Nous approchons ici des tréfonds du racisme de Lovecraft, qui se désigne lui-même comme victime, et qui a choisi ses bourreaux. Il n’éprouve aucun doute à ce sujet: les «êtres humains sensibles» seront vaincus par les «chimpanzés graisseux»; ils seront broyés, torturés et dévorés; leurs corps seront dépecés dans des rites ignobles, au son obsédant de tambourins extatiques. Déjà, le vernissage se fissure; les forces du mal attendent «en toute patience, en toute puissance», car elles régneront à nouveau ici-bas.

Plus profondément que la méditation sur la décadence des cultures, qui n’est qu’une justification intellectuelle superposée, il y a la peur. La peur vient de loin; le dégoût en procède; il produit lui-même l’indignation et la haine.

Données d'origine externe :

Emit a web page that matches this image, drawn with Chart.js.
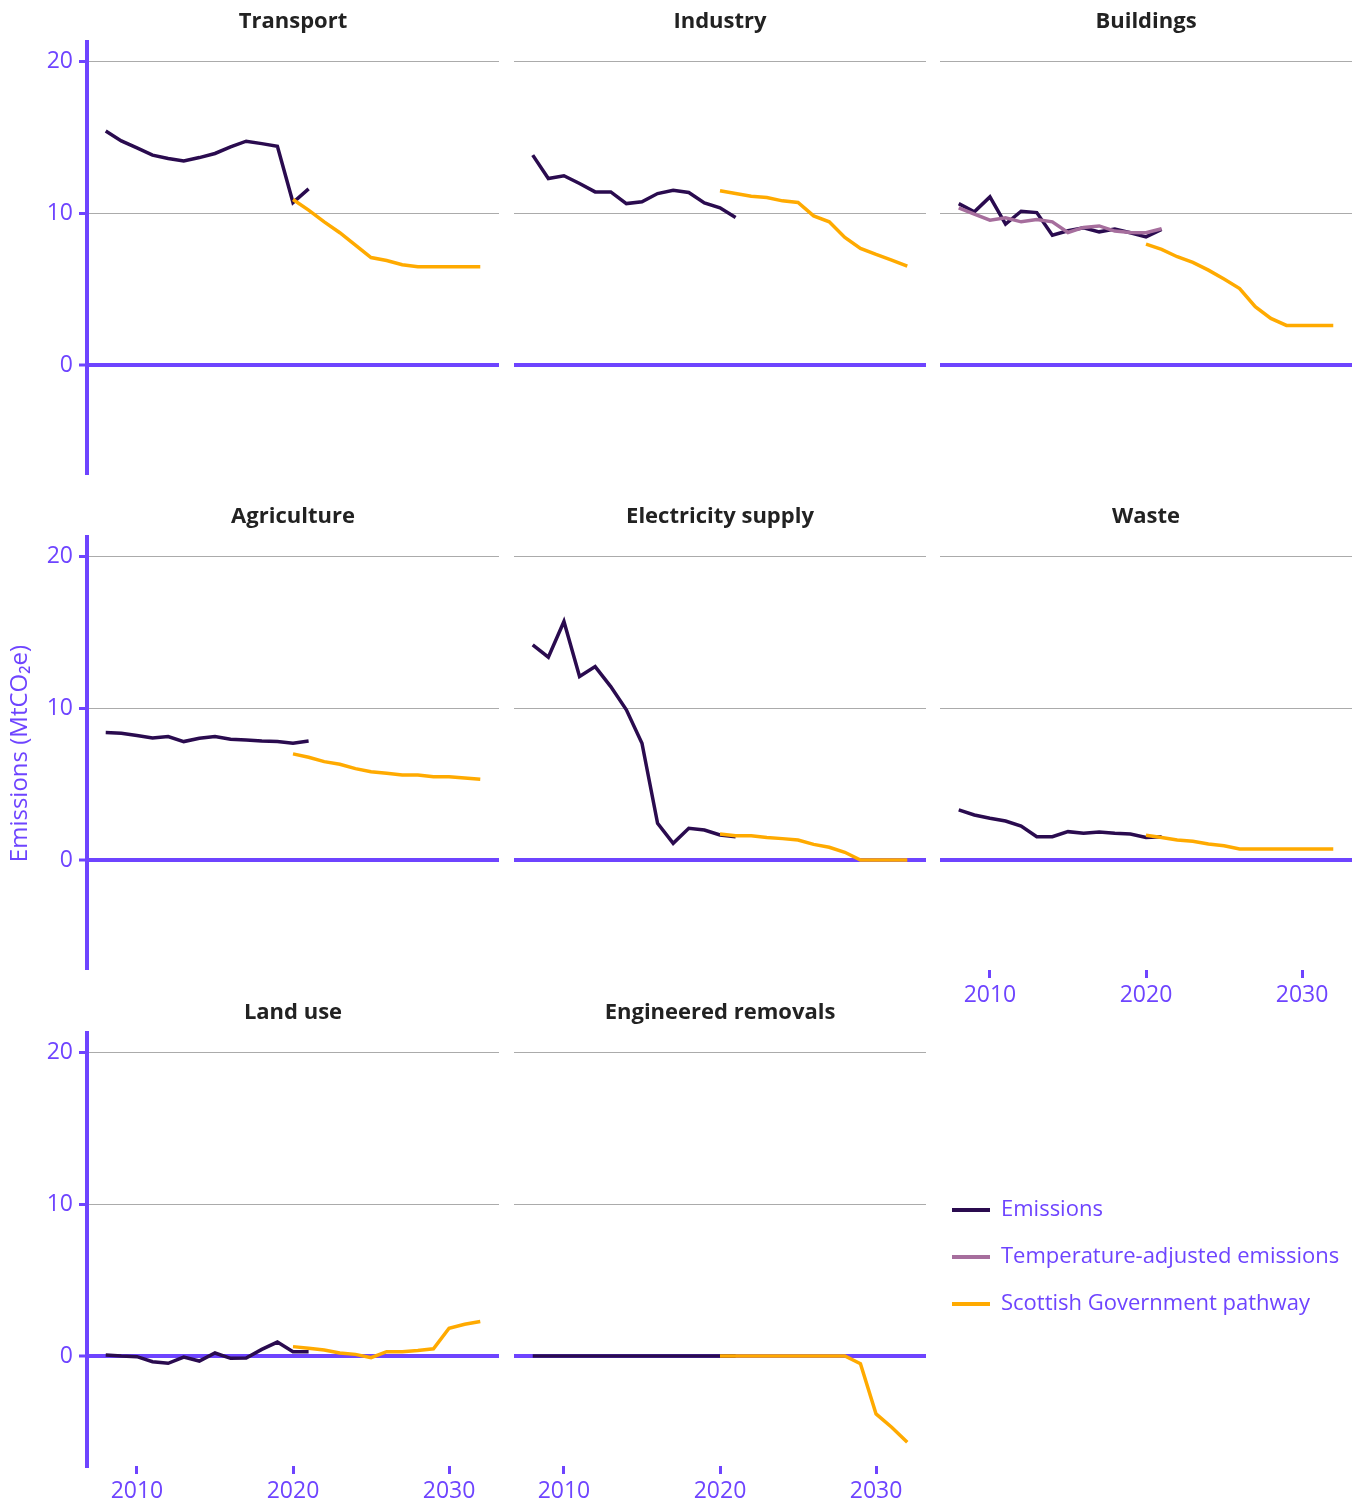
<!DOCTYPE html>
<html>
<head>
<meta charset="utf-8">
<script src="https://cdn.jsdelivr.net/npm/chart.js@4.4.1/dist/chart.umd.min.js"></script>
<style>
  html, body { margin: 0; padding: 0; background: #ffffff; overflow: hidden; }
  body { width: 1365px; height: 1503px; position: relative; }
  canvas { position: absolute; }
</style>
</head>
<body>
<script>
// ---------------- DATA ----------------
const emissionYears = [2008, 2009, 2010, 2011, 2012, 2013, 2014, 2015, 2016, 2017, 2018, 2019, 2020, 2021];
const pathwayYears  = [2020, 2021, 2022, 2023, 2024, 2025, 2026, 2027, 2028, 2029, 2030, 2031, 2032];

const sectorNames = ["Transport", "Industry", "Buildings", "Agriculture", "Electricity supply", "Waste", "Land use", "Engineered removals"];
const seriesNames = ["Emissions", "Temperature-adjusted emissions", "Scottish Government pathway"];

const transportEmissions   = [15.41, 14.76, 14.30, 13.82, 13.60, 13.44, 13.66, 13.93, 14.36, 14.74, 14.58, 14.41, 10.70, 11.60];
const transportPathway     = [10.90, 10.20, 9.43, 8.71, 7.89, 7.08, 6.88, 6.60, 6.47, 6.47, 6.47, 6.47, 6.47];

const industryEmissions    = [13.82, 12.28, 12.46, 11.95, 11.40, 11.40, 10.63, 10.75, 11.29, 11.51, 11.36, 10.68, 10.35, 9.71];
const industryPathway      = [11.47, 11.29, 11.12, 11.03, 10.81, 10.70, 9.82, 9.43, 8.40, 7.68, 7.28, 6.91, 6.51];

const buildingsEmissions   = [10.63, 10.09, 11.07, 9.28, 10.13, 10.04, 8.55, 8.84, 9.03, 8.77, 8.95, 8.71, 8.44, 8.93];
const buildingsTempAdj     = [10.35, 9.93, 9.54, 9.69, 9.43, 9.58, 9.43, 8.73, 9.06, 9.16, 8.82, 8.73, 8.71, 8.97];
const buildingsPathway     = [7.96, 7.61, 7.13, 6.76, 6.25, 5.66, 5.04, 3.84, 3.07, 2.61, 2.61, 2.61, 2.61];

const agricultureEmissions = [8.39, 8.35, 8.20, 8.04, 8.13, 7.80, 8.02, 8.13, 7.96, 7.91, 7.84, 7.80, 7.69, 7.84];
const agriculturePathway   = [6.99, 6.77, 6.48, 6.31, 6.02, 5.82, 5.71, 5.60, 5.60, 5.49, 5.49, 5.40, 5.32];

const electricityEmissions = [14.17, 13.36, 15.71, 12.08, 12.74, 11.42, 9.89, 7.69, 2.42, 1.10, 2.09, 1.98, 1.65, 1.54];
const electricityPathway   = [1.71, 1.60, 1.60, 1.49, 1.41, 1.32, 1.03, 0.84, 0.51, 0, 0, 0, 0];

const wasteEmissions       = [3.30, 2.97, 2.75, 2.57, 2.24, 1.54, 1.54, 1.87, 1.76, 1.85, 1.76, 1.71, 1.49, 1.54];
const wastePathway         = [1.63, 1.49, 1.32, 1.23, 1.05, 0.94, 0.73, 0.73, 0.73, 0.73, 0.73, 0.73, 0.73];

const landUseEmissions     = [0.07, 0.00, -0.04, -0.37, -0.48, -0.07, -0.33, 0.20, -0.15, -0.13, 0.44, 0.92, 0.29, 0.29];
const landUsePathway       = [0.62, 0.51, 0.40, 0.20, 0.11, -0.11, 0.29, 0.29, 0.37, 0.48, 1.83, 2.09, 2.27];

const removalsEmissions    = [0, 0, 0, 0, 0, 0, 0, 0, 0, 0, 0, 0, 0, 0];
const removalsPathway      = [0, 0, 0, 0, 0, 0, 0, 0, 0, -0.50, -3.81, -4.69, -5.68];

const xTickValues = [2010, 2020, 2030];
const xTickLabels = ["2010", "2020", "2030"];
const yTickValues = [0, 10, 20];
const yTickLabels = ["0", "10", "20"];
const yAxisTitle = "Emissions (MtCO\u2082e)";

// ---------------- STYLE / LAYOUT ----------------
const PURPLE = "#6E44FF";
const GRID = "#ababab";
const C_EM = "#2A0B4F";
const C_TA = "#A66E9D";
const C_PW = "#FFAA00";
const LINE_W = 3.5;
const X_MIN = 2006.8, X_MAX = 2033.2;
const Y_MIN = -7.24, Y_MAX = 21.27;

Chart.defaults.font.family = "'Open Sans', 'DejaVu Sans', sans-serif";

const panelSeries = [
  [transportEmissions, null, transportPathway],
  [industryEmissions, null, industryPathway],
  [buildingsEmissions, buildingsTempAdj, buildingsPathway],
  [agricultureEmissions, null, agriculturePathway],
  [electricityEmissions, null, electricityPathway],
  [wasteEmissions, null, wastePathway],
  [landUseEmissions, null, landUsePathway],
  [removalsEmissions, null, removalsPathway]
];

const colLeft = [87, 514, 940];
const rowTop = [42, 537, 1033];
const plotW = 412, plotH = 433, titleH = 42;

function toPoints(xs, ys) { return xs.map((x, k) => ({ x: x, y: ys[k] })); }

sectorNames.forEach((name, i) => {
  const col = i % 3, row = Math.floor(i / 3);
  const showY = col === 0;
  const showX = row === 2 || i === 5;
  const yAxisW = showY ? 87 : 0;
  const xAxisH = showX ? (row === 2 ? 37 : 40) : 0;
  const left = colLeft[col] - yAxisW;
  const top = rowTop[row] - titleH;
  const w = plotW + yAxisW, h = titleH + plotH + xAxisH;

  const cv = document.createElement('canvas');
  cv.width = w; cv.height = h;
  cv.style.left = left + 'px'; cv.style.top = top + 'px';
  cv.style.width = w + 'px'; cv.style.height = h + 'px';
  document.body.appendChild(cv);

  const [em, ta, pw] = panelSeries[i];
  const datasets = [
    { label: seriesNames[0], data: toPoints(emissionYears, em), borderColor: C_EM, borderWidth: LINE_W, pointRadius: 0, order: 3 }
  ];
  if (ta) datasets.push({ label: seriesNames[1], data: toPoints(emissionYears, ta), borderColor: C_TA, borderWidth: LINE_W, pointRadius: 0, order: 2 });
  datasets.push({ label: seriesNames[2], data: toPoints(pathwayYears, pw), borderColor: C_PW, borderWidth: LINE_W, pointRadius: 0, order: 1 });

  new Chart(cv, {
    type: 'line',
    data: { datasets: datasets },
    options: {
      responsive: false, animation: false, devicePixelRatio: 1,
      layout: { padding: 0 },
      plugins: {
        legend: { display: false },
        tooltip: { enabled: false },
        title: {
          display: true, text: name, fullSize: false, color: '#222222',
          font: { size: 22, weight: 'bold', lineHeight: '24px' },
          padding: { top: 10, bottom: 8 }
        }
      },
      scales: {
        x: {
          type: 'linear', min: X_MIN, max: X_MAX, display: showX,
          afterBuildTicks: s => { s.ticks = xTickValues.map(v => ({ value: v })); },
          afterFit: s => { s.height = xAxisH; s.paddingLeft = 0; s.paddingRight = 0; s.paddingTop = 0; s.paddingBottom = 0; },
          border: { display: false },
          grid: { drawOnChartArea: false, drawTicks: true, tickLength: 8, tickColor: PURPLE, tickWidth: 3 },
          ticks: { color: PURPLE, font: { size: 23 }, padding: 4, maxRotation: 0, autoSkip: false,
                   callback: (v, idx) => xTickLabels[idx] }
        },
        y: {
          type: 'linear', min: Y_MIN, max: Y_MAX, display: true,
          afterBuildTicks: s => { s.ticks = yTickValues.map(v => ({ value: v })); },
          afterFit: s => { s.width = yAxisW; s.paddingTop = 0; s.paddingBottom = 0; s.paddingLeft = 0; s.paddingRight = 0; },
          border: { display: showY, color: PURPLE, width: 4 },
          grid: {
            color: c => (c.tick && c.tick.value === 0) ? PURPLE : GRID,
            lineWidth: c => (c.tick && c.tick.value === 0) ? 4 : 1,
            drawTicks: showY, tickLength: 8, tickColor: PURPLE, tickWidth: 3
          },
          ticks: { display: showY, color: PURPLE, font: { size: 23 }, padding: 6,
                   callback: (v, idx) => yTickLabels[idx] },
          title: { display: i === 3, text: yAxisTitle, color: PURPLE, font: { size: 24 }, padding: { top: 6, bottom: 0 } }
        }
      }
    }
  });
});

// ---------------- LEGEND (empty chart in 9th cell) ----------------
const lg = document.createElement('canvas');
lg.width = 1000; lg.height = 200;
lg.style.left = '927px'; lg.style.top = '1174px';
lg.style.width = '1000px'; lg.style.height = '200px';
document.body.appendChild(lg);
new Chart(lg, {
  type: 'line',
  data: { datasets: [
    { label: seriesNames[0], data: [], borderColor: C_EM, borderWidth: 4 },
    { label: seriesNames[1], data: [], borderColor: C_TA, borderWidth: 4 },
    { label: seriesNames[2], data: [], borderColor: C_PW, borderWidth: 4 }
  ] },
  options: {
    responsive: false, animation: false, devicePixelRatio: 1,
    layout: { padding: 0 },
    scales: { x: { display: false }, y: { display: false } },
    plugins: {
      tooltip: { enabled: false },
      title: { display: false },
      legend: {
        position: 'left', align: 'start',
        labels: {
          usePointStyle: true, pointStyle: 'line', pointStyleWidth: 38, boxWidth: 38,
          font: { size: 22 }, color: PURPLE, padding: 25,
          generateLabels: chart => chart.data.datasets.map((d, k) => ({
            text: d.label, strokeStyle: d.borderColor, fillStyle: d.borderColor,
            lineWidth: 4, pointStyle: 'line', hidden: false, datasetIndex: k, fontColor: PURPLE
          }))
        }
      }
    }
  }
});
</script>
</body>
</html>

Vêtus de costumes rigides et un peu tristes, habitués à réfréner l’expression de leurs émotions et de leurs désirs, les protestants puritains de la Nouvelle-Angleterre peuvent parfois faire oublier leur origine animale. Voilà pourquoi Lovecraft acceptera leur compagnie, encore qu’à dose modérée. Leur insignifiance elle-même le rassure. Mais, en présence des «nègres», il est pris d’une réaction nerveuse incontrôlable. Leur vitalité, leur apparente absence de complexes et d’inhibitions le terrifient et le dégoûtent. Ils dansent dans la rue, écoutent des musiques rythmées… Ils parlent fort. Ils rient en public. La vie semble les amuser; ce qui est inquiétant. Car la vie, c’est le mal.